Many people incorrectly assume that when there is condensation on their windows that the windows are to blame. Windows do not cause condensation but are often the first place where condensation is visible. It’s much easier to see condensation when it’s obstructing your view, such as with windows and mirrors, as opposed to condensation on a solid surface, such as walls. In most cases, condensation on your windows means the humidity inside your home is high, and steps should be taken to reduce it. If you choose to ignore those early signs of high humidity, you risk damages to the home, such as mildew, paint peeling, wood rotting, floors buckling, insulation deteriorating or moisture spots on the walls and ceilings.
What Causes Condensation in the Home?
Condensation is the effect of warm, humid air coming into contact with a cold surface. Warm air holds more moisture than cold air, so as the air cools moisture will form into condensation on surfaces.
What Makes the Air Inside my Home so Humid?
Day to day life can cause quite a bit of moisture to be released into the air in your home. Everyday activities such as showering, bathing, cooking, laundry, cleaning and even breathing will add moisture to the home. Then in today’s energy efficient construction moisture tends to stay within the home. Even plants will release humidity into the air.
What Risks are there for the Structure?
Indoor air with high amounts of moisture has a higher pressure than outdoor air, so it will continually push out on on the structure in an attempt to equalize pressure with the outside. Potential damage includes destroying the insulation, causing the paint to peel or blister, staining the walls and ceilings and structural damage to the floors, wall supports or foundation.
When is the Highest Risk Time for Condensation?
- Chicagoland is a prime area at first for condensation since we average less than 35 degrees during January.
- During the summer and fall due to particularly damp air.
- Reverse condensation sometimes happens when it’s hot and humid outside, but cool in the home. Condensation will appear on the outside of the windows. You’re more likely to experience this if you have plants surrounding your windows.
- If there is a quick, significant drop in temperature, you’ll most likely experience temporary condensation.
- The first year after the structure is built or remodeled you’ll experience condensation as the building materials fully dry out.

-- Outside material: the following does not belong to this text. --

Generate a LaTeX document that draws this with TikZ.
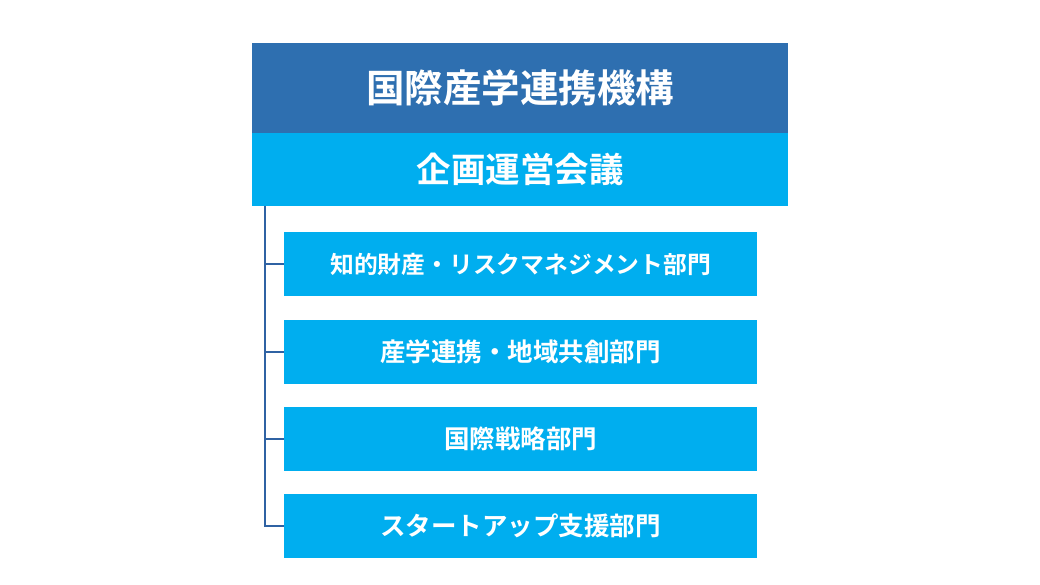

- Bay and Bow Windows experience condensation more often than traditional windows since they stick out from the rest of the structure.
How do I Tell the Difference Between Normal Condensation and Condensation from Bad Seals on my Windows?
The easiest way to tell the difference is to run the finger test. Run your finger along the glass of the window in question. If your finger stays dry, it’s the seal, but if it gets damp, then it’s due to humidity.
My New Windows Have Condensation Problems, but my Old Windows Didn’t, How Come?
Most likely your old windows weren’t as energy efficient as your new ones and had cracks that allowed the moisture to escape.